ICC World Trade Agenda Business Priorities

  • 11 November 2016
ICC World Trade Agenda Business Priorities document

The priorities outlined in this document are seen by business as necessary for a “harvest” of WTO negotiations over the past 12 years where business thinks tangible outcomes can be achieved at the 2013 Bali WTO Ministerial, and for moving forward elements of a longer-term policy agenda to complete the DDA and advance “beyond Doha”.

Trade has been a driver of growth and employment for the past 60 years. This engine of the world economy is threatened by the stalemate in multilateral trade negotiations under the World Trade Organization’s (WTO) Doha Development Agenda (DDA), launched in 2001. The increase in trade and investment restrictions fueled by the global economic downturn is damaging the business climate and prospects for recovery, precisely when global trade and investment liberalization could provide a debt-free and much-needed boost to world economic growth.

Global value chains have become a dominant feature of today’s global economy, and as a result there is growing evidence and recognition that the nature of trade is changing. World trade is now characterized by the international fragmentation of production driven by technological progress, cost, and access to resources and markets. Traditional measures of trade that record gross flows of goods and services each time they cross borders do not reflect the value that is added in a country in the production of any good or service that is exported, nor do such measures reflect the role of imports of intermediate goods and services in export performance. Looking at trade from a valueadded perspective better reveals how upstream domestic industries contribute to exports, even if they have little direct international exposure. These changes in the nature of world trade have considerable implications for the policy choices and global rules that will allow governments and business to leverage trade and investment in the most effective way to contribute to economic growth and job creation.

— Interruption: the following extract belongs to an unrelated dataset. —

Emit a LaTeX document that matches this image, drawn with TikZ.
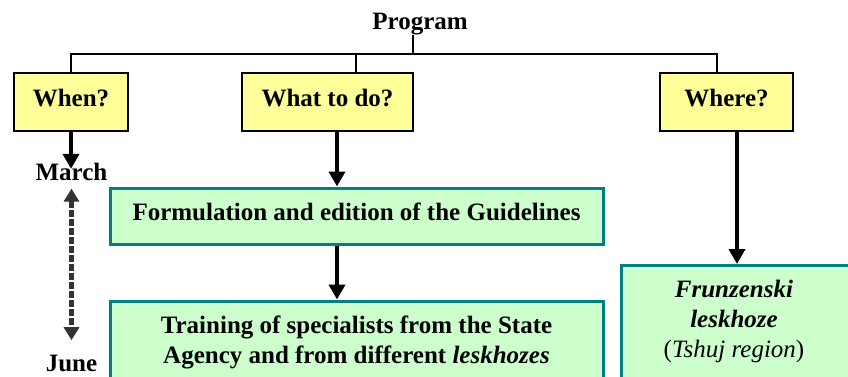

Businesses – from small- and medium-sized enterprises to large corporations – produce the goods and services that are traded on a daily basis throughout the world. One of the challenges faced by business in an increasingly integrated global economy is the absence of global rules in many crucial areas. Improving the capacity of the WTO to expand the international rules for trade and investment is a necessary condition for creating an effective 21st century rules-based multilateral system that generates growth and jobs. For these reasons, the International Chamber of Commerce (ICC), in partnership with Qatar Chamber, is mobilizing business worldwide around a 21st century multilateral World Trade Agenda (WTA) for economic growth and job creation.

Business leaders – CEOs, corporate executives, and representatives of business organizations – in the presence of WTO Director-General Pascal Lamy launched ICC’s WTA initiative at a trade policy conference at the WTO in Geneva in March 2012. Participants began the work of defining the elements of a business world trade agenda, underscoring business’ collective will to move global trade talks out of the current deadlock. ICC hopes that these proposals represent a pragmatic, business-like approach to reaching agreements at the WTO.

The priorities outlined in this document are seen by business as necessary for a “harvest” of WTO negotiations over the past 12 years where business thinks tangible outcomes can be achieved at the 2013 Bali WTO Ministerial, and for moving forward elements of a longer-term policy agenda to complete the DDA and advance “beyond Doha”. It is expected that concrete progress on these priorities will provide an immediate injection of both confidence and momentum for GDP growth and job creation into the world economy.

The WTA initiative aims for business to define, in partnership with governments, a 21st century world trade agenda to stimulate economic growth and job creation by:

  • promoting international trade and investment as engines for economic growth and job creation
  • pursuing negotiations at the WTO to reach an immediate agreement on deliverables by the 2013 Bali Ministerial
  • moving trade policy “beyond Doha” by outlining elements of a 21st century trade agenda.